From: jeffl AT comix.santa-cruz.ca.us (Jeff Liebermann)
Newsgroups: ba.mountain-folk
Subject: Re: barking dog
Date: 4 May 1995 01:39:17 -0700

Doug Kubik (dkubik AT netcom.com) wrote:
:My neighbor has a large dog that barks all the time ( I mean all the time ) 
:she is rarely home I have called the SPCA in Santa Cruz and they have left her 
:notes but the dog still barks. When I talk to her about it she said that its 
:not illegal for the  dog to bark.
:Does any one have any ideas ?
:thanks 
:Doug 
:dkubik AT netcom.com


It was late summer about 9 years ago.  I was living
peacefully and quietly among the trees, squirrels,
and poison oak on the mud side of Hwy 9 in Ben Lomond.
The house is on a dirt road, with few neighbors, and
the sound of silence.  This was the main feature of the
area.  Total and absolute silence.  You could hold a
normal conversation with someone 30 meters away without
shouting.  That is why I bought the place and that is
why I still live there.

Neighbors come and go and with them come the dogs.
Someone claimed there at 2.5 dogs for every person on
the hillside.  I believe it.  Every month a sign appears
"Lost Dawg, Reward".  This usually means that someone
became fed up with the neighbors barking dog and shot it.
It took a few years, but I learned to tolerate the lonely
barking dogs.  Dogs that were raised in the area didn't
bark.  Dogs that moved in with their owners, would bark
all day.  

I had achieved a good balance between wanting to kill the
dog and better judgement, when I inherited a new neighbor
and his dog.  The only difference between the dog and its
owner was that the owner was permanently on drugs or booze.
Both the dog and the owner would bark, howl, and bite.  The
dog was a large black dog.  It decided to attack my pant leg
whenever I was unable to easily throw something at it.  This
was usually when I was leaving my car, carrying things, or
when I was dragging in fire wood.  It shredded a few pant
legs, but didn't draw blood.  And it was too fast for me.

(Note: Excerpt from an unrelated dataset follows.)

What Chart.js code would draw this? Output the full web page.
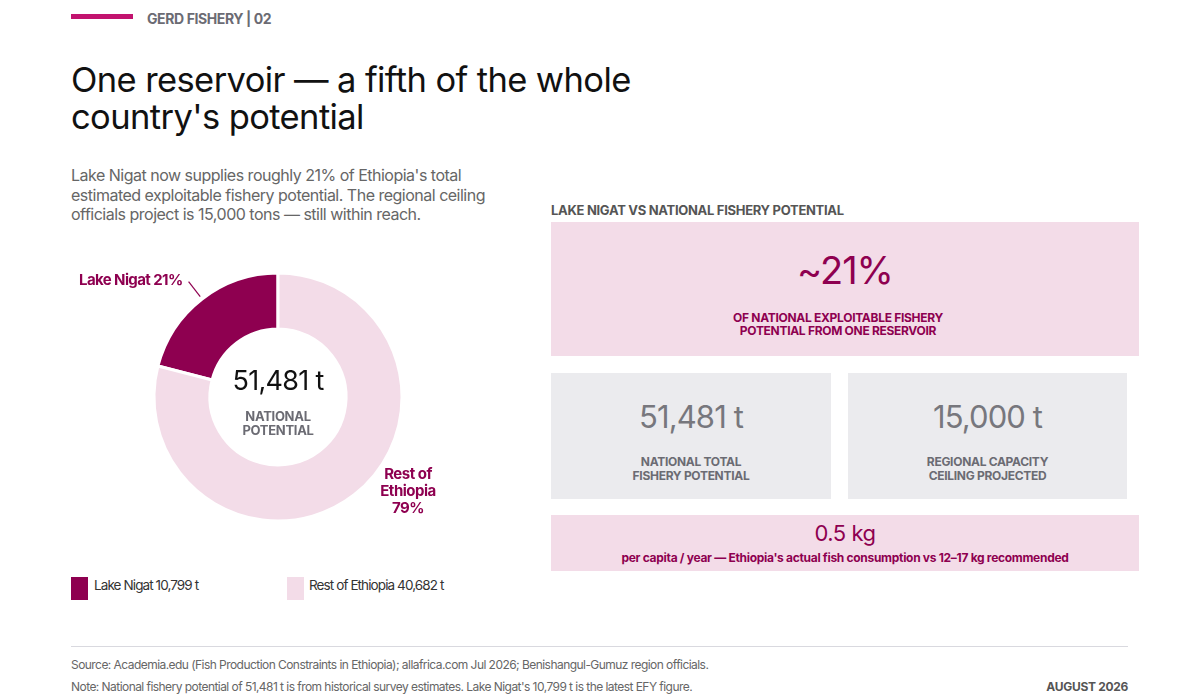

I decided to retaliate.  I removed the flare powder from
the flare pistol off the boat.  I shoved in the almost empty
shell into the pistol and filled the barrel with household
flour.  I was going to turn the black dog white.  I put
some tissue paper over the barrel end and secured it with
a rubber band.  I drove to work.

As I drove home up my dirt road, I spotted the dog in the
bushes waiting for me.  He was getting ready for his favorite
game.  I rolled down the window, waited for him to come close,
pointed the flare pistol, and waited.  The dog realized something
was different and turned around to flee.  I fired.  KA-BOOM!

There was a blinding flash, a very loud bang, and the smell
of burning bread.  I couldn't see a thing.  I was blinded by
the flash and burning flour.  Any finely divide combustible,
in the presence of sufficient oxygen, and a spark, will blow
up.  This is why grain elevators sometimes explode.  How
could I have been so stupid?

I staggered up the stairs and stumbled into the shower in an
effort to hose off whatever was burning my eyebrows and hair.
I was sure I had blinded myself.  When I started seeing a
bright blurr, I felt my way over to the couch, dripping water
everywhere, and collapsed just in time to have my neighbor
appear and drunkenly ask "What'd you do to my dawg?" several
times.  I was sure he was going to try and kill me so I yelled
"Go away or I'll do the same to you".  He went away.  I never
saw him or the dog again.  Later, I learned that he had been
evicted and served a few days earlier for non-payment of rent.
I also learned that I had torched the hair off the dogs hind
quarters and that it would have some trouble sitting down
for a while.  

Such is the price of peace and quiet.